Краем глаза я вижу красивую деревянную церковь, расположенную буквально в нескольких метрах от нас. Неискушенный человек может подумать, что все происходит с благословления божьего…
Мы хватаем сумки и бежим в какой-то дворик. Складываем свои баулы в кучу и выстраиваемся в шеренгу. Я стою третьим. Крупный мужчина в камуфляже со звездой майора на плечах и метлой в руке безапелляционно заявляет: «Сейчас каждому из вас необходимо взять в руки метлу и сделать несколько подметательных движений». Рядом, угрожающе помахивая дубинками, стоят его коллеги и несколько зэков, которые, как выяснилось впоследствии, пользуются особым доверием администрации и помогают принимать этап. Мне совсем не хочется брать в руки метлу. Но это своеобразный ритуал. Первым из строя выходит Костя и бодро начинает мести. Следующим идет Валера и делает несколько вялых движений. Удар дубинкой по спине заставляет его ускориться. Наступает моя очередь. Нехотя, сжав зубы, я беру в руки метлу и начинаю мести. «Достаточно», – слышу за спиной чей-то голос. Я останавливаюсь и передаю метлу в руки следующему.

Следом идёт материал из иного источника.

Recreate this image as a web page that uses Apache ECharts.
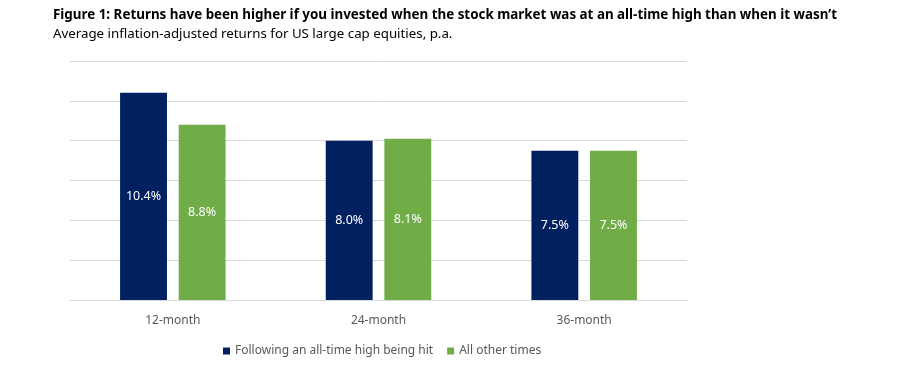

Из нашей компании мести` не отказывается никто. Зэки хорошо осведомлены о методах воздействия. Откажешься – изобьют прямо здесь, во дворике, совершенно не стесняясь других заключенных. Не станешь мести после этого – тебя заведут в кабинет и будут бить еще. Если не сломаешься, то к тебе подведут обиженного и предложат самому сделать выбор: стать прямо сейчас, после определенной процедуры, таким же обиженным и заехать в петушатник или все-таки взять в руки метлу… Все выбирают последнее. Для администрации осужденный – не человек. Поэтому любые попытки отстаивать свои права воспринимаются администрацией крайне негативно и болезненно.
Несколько лет назад осужденных, приезжающих из Мелехово в пересыльные тюрьмы, «порядочные» арестанты не пускали в камеру. Со словами «Тебе нет места среди людей» несчастных выкидывали из камер и вынуждали идти в другие хаты, где сидели красные – дневальные, завхозы и прочий сомнительный люд.
Подавленные, мы со своими сумками заходим в здание. Здесь штаб. Нас заводят в большую комнату, где начинается грандиозный шмон, больше похожий на грабеж. Я вижу двух здоровенных зэков, по-хозяйски расхаживающих по кабинету с какими-то бумажками. Они подходят к каждому вновь прибывшему арестанту и «просят» поставить подпись. Все подписывают, не глядя, даже не узнав, что подписали. Пока какой-то прапорщик копается у меня в вещах, эта парочка подходит ко мне и сует в руки бумажку и ручку. Они – дневальные карантина. Худшие из худших, самые отъявленные мерзавцы и негодяи. Прессовщики, готовые за определенные блага от администрации сотворить все что угодно. На правой щеке у одного из них красуется шрам – от уха до подбородка. «Блядский шрам, – скажет мне позже про него один опытный зэк, – чтобы все видели и могли определить по этой отметине, кто он есть».
Вглядываясь в написанное, я пытаюсь уловить смысл этой бумажки.
«Давай, ставь свою фамилию и подписывай, читать он еще будет!» – недовольно, в два голоса, подгоняют меня дневальные. Я вижу слова: «Подписка. Я, такой-то, добровольно отказываюсь от преступных понятий и традиций воровского мира, обязуюсь соблюдать режим и выполнять требования администрации».
«Что за бред!» – удивляюсь я и ставлю свою подпись. Парочка удовлетворенно удаляется.
Я с жалостью смотрю на свои разбросанные вещи. Изымаются вольные, не установленного образца. Надзиратель спотыкается на мешочке с лекарствами, хочет их забрать. Я отчаянно сопротивляюсь и отстаиваю часть лекарств. Досконально просматривается и проверяется каждый пакетик, пролистывается каждая тетрадочка. Мой багаж уменьшается на один баул. Изъятое отправляется на склад личных вещей. Меня наголо бреют и выдают новое обмундирование. Надеваю страшенную кепку с белой полосой, костюм х/б, или робу, украшенную такими же белыми полосками, примеряю черные ботинки со стельками из картона. Смотрю в зеркало, с трудом узнаю себя в новом обличье. Теперь я полноправный (то есть бесправный) зэк.